Z danych gazety „Chicago Sun-Times” wynika, że tylko w sierpniu w mieście z powodu przemocy z użyciem broni palnej postrzelonych zostało 155 osób. 23 z nich zmarły.
Lokalne władze powiadomiły, że w strzelaninie w części miasta South Side zginęła policjantka, a inny funkcjonariusz został ciężko ranny. Doszło do tego w sobotę podczas zatrzymania podejrzanych krótko po godz. 21.
- Funkcjonariusze zostali przewiezieni do szpitala przy Uniwersytecie Chicagowskim, gdzie potwierdzono śmierć kobiety. Drugi policjant był w stanie krytycznym i walczył o życie — podała ABC.
Żal z powodu zastrzelenia kobiety wyraziła burmistrz Chicago Lori Lightfoot.

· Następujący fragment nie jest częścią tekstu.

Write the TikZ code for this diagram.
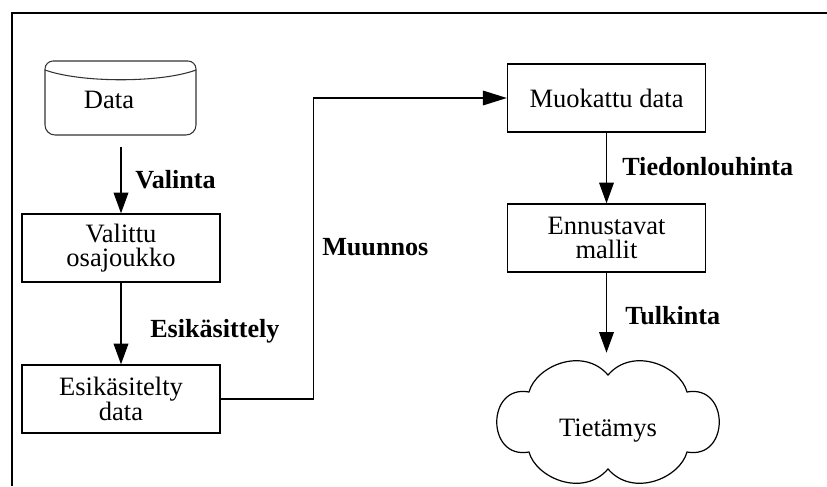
\documentclass[tikz,border=0pt]{standalone}
\usepackage{fontspec}
\setmainfont{Liberation Serif}
\usetikzlibrary{arrows.meta,calc}
\begin{document}
\begin{tikzpicture}[x=0.75pt,y=-0.75pt,
  every node/.style={font=\fontsize{19.9pt}{18pt}\selectfont, inner sep=0pt},
  stagebox/.style={draw, line width=1pt, minimum width=148.5pt, minimum height=51pt, align=center},
  steplabel/.style={font=\fontsize{19.6pt}{18pt}\selectfont\bfseries, anchor=base west},
  flow/.style={line width=1pt, -{Triangle[length=15.5pt,width=11pt]}},
  drumline/.style={draw=black!80, line width=0.8pt},
  cloudline/.style={draw=black, line width=0.9pt},
  frameline/.style={line width=1.5pt}]
\useasboundingbox (0,0) rectangle (827,486);

% open frame: top and left edges
\draw[frameline] (827,13) -- (12,13) -- (12,486);

% source data store (drum shape)
\node[minimum width=113.25pt, minimum height=55.5pt] (data) at (121,98) {};
\node (datatext) at (109,100) {Data};
\begin{scope}[shift={(data.center)}]
  \draw[drumline, rounded corners=6pt] (-76,-28) -- (-76,-37) -- (75,-37) -- (75,-28);
  \draw[drumline] (-76,-28) .. controls (-40,-15) and (40,-15) .. (75,-28);
  \draw[drumline, rounded corners=7.5pt] (-76,-28) -- (-76,37) -- (75,37) -- (75,-28);
\end{scope}

% process stages
\node[stagebox] (valittu) at (121,248) {Valittu\\osajoukko};
\node[stagebox] (esik) at (121,399) {Esikäsitelty\\data};
\node[stagebox] (muok) at (606.5,98) {Muokattu data};
\node[stagebox] (ennu) at (606.5,238) {Ennustavat\\mallit};

% knowledge cloud
\node[minimum width=168.75pt, minimum height=103.5pt] (tiet) at (608,431) {Tietämys};
\begin{scope}[shift={(tiet.center)}, yshift=6.75pt]
  \draw[cloudline]
    (-79,-30) .. controls (-72,-56) and (-25,-76) .. (0,-47)
    .. controls (25,-76) and (72,-56) .. (79,-30)
    .. controls (122,-38) and (122,38) .. (79,30)
    .. controls (72,56) and (25,76) .. (0,47)
    .. controls (-25,76) and (-72,56) .. (-79,30)
    .. controls (-122,38) and (-122,-38) .. (-79,-30) -- cycle;
\end{scope}

% connectors
\draw[flow, shorten <=9pt] (data.south) -- (valittu.north);
\draw[flow] (valittu.south) -- (esik.north);
\draw[line width=1pt, -{Triangle[length=18pt,width=11pt]}] (esik.east) -- ++(93,0) |- (muok.west);
\draw[flow] (muok.south) -- (ennu.north);
\draw[flow, shorten >=6.75pt] (ennu.south) -- (ennu.south |- tiet.north);

% step labels
\node[steplabel] (lvalinta) at (135,188) {Valinta};
\node[steplabel] (lesik) at (150,337) {Esikäsittely};
\node[steplabel] (lmuunnos) at (322,255) {Muunnos};
\node[steplabel] (ltiedon) at (622,175) {Tiedonlouhinta};
\node[steplabel] (ltulkinta) at (625,324) {Tulkinta};
\end{tikzpicture}
\end{document}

Policjantka była pierwszą zastrzloną funkcjonariuszką od 2019 r.
Według dziennika „Chicago Tribune” policjantka była pierwszym śmiertelnie postrzelonym na służbie funkcjonariuszem w mieście od czasu objęcia urzędu przez Lightfoot w 2019 roku. Czterech innych policjantów zmarło z powodu koronawirusa.
- Prosimy Chicago o modlitwę za oboje policjantów, ich rodziny i ich kolegów. To kolejny przykład, jak Departament Policji w Chicago i funkcjonariusze ryzykują życiem, aby dzień w dzień chronić miasto — powiedział według „Chicago Sun-Times” pierwszy zastępca szefa policji Eric Carter.
ABC wyszczególniła m.in., że wśród zmarłych w wyniku sobotnich strzelanin był 37-letni mężczyzna znaleziony z raną postrzałową na Southwest Side, którego znaleziono w niedzielę przed 1 w nocy. Nie odzyskał przytomności i w Mount Sinai Hospital stwierdzono jego zgon.
W niedzielę przed godziną drugą nad ranem zginął także 24-letni mężczyzna przewieziony do Northwestern Memorial Hospital. Został trzykrotnie postrzelony w brzuch w Near South Side.
Ofiarami strzlanin są również nieletni
W barze na Far South Side zastrzelono innego 37-letniego mężczyznę. W trakcie strzelaniny obrażeń doznało tam też co najmniej pięć innych osób.
- Kilka osób, w tym dwóch chłopców w wieku 16 i 17 lat, zostało postrzelonych w atakach w Chicago w nocy z soboty na niedzielę i w niedzielę rano — poinformowała ABC.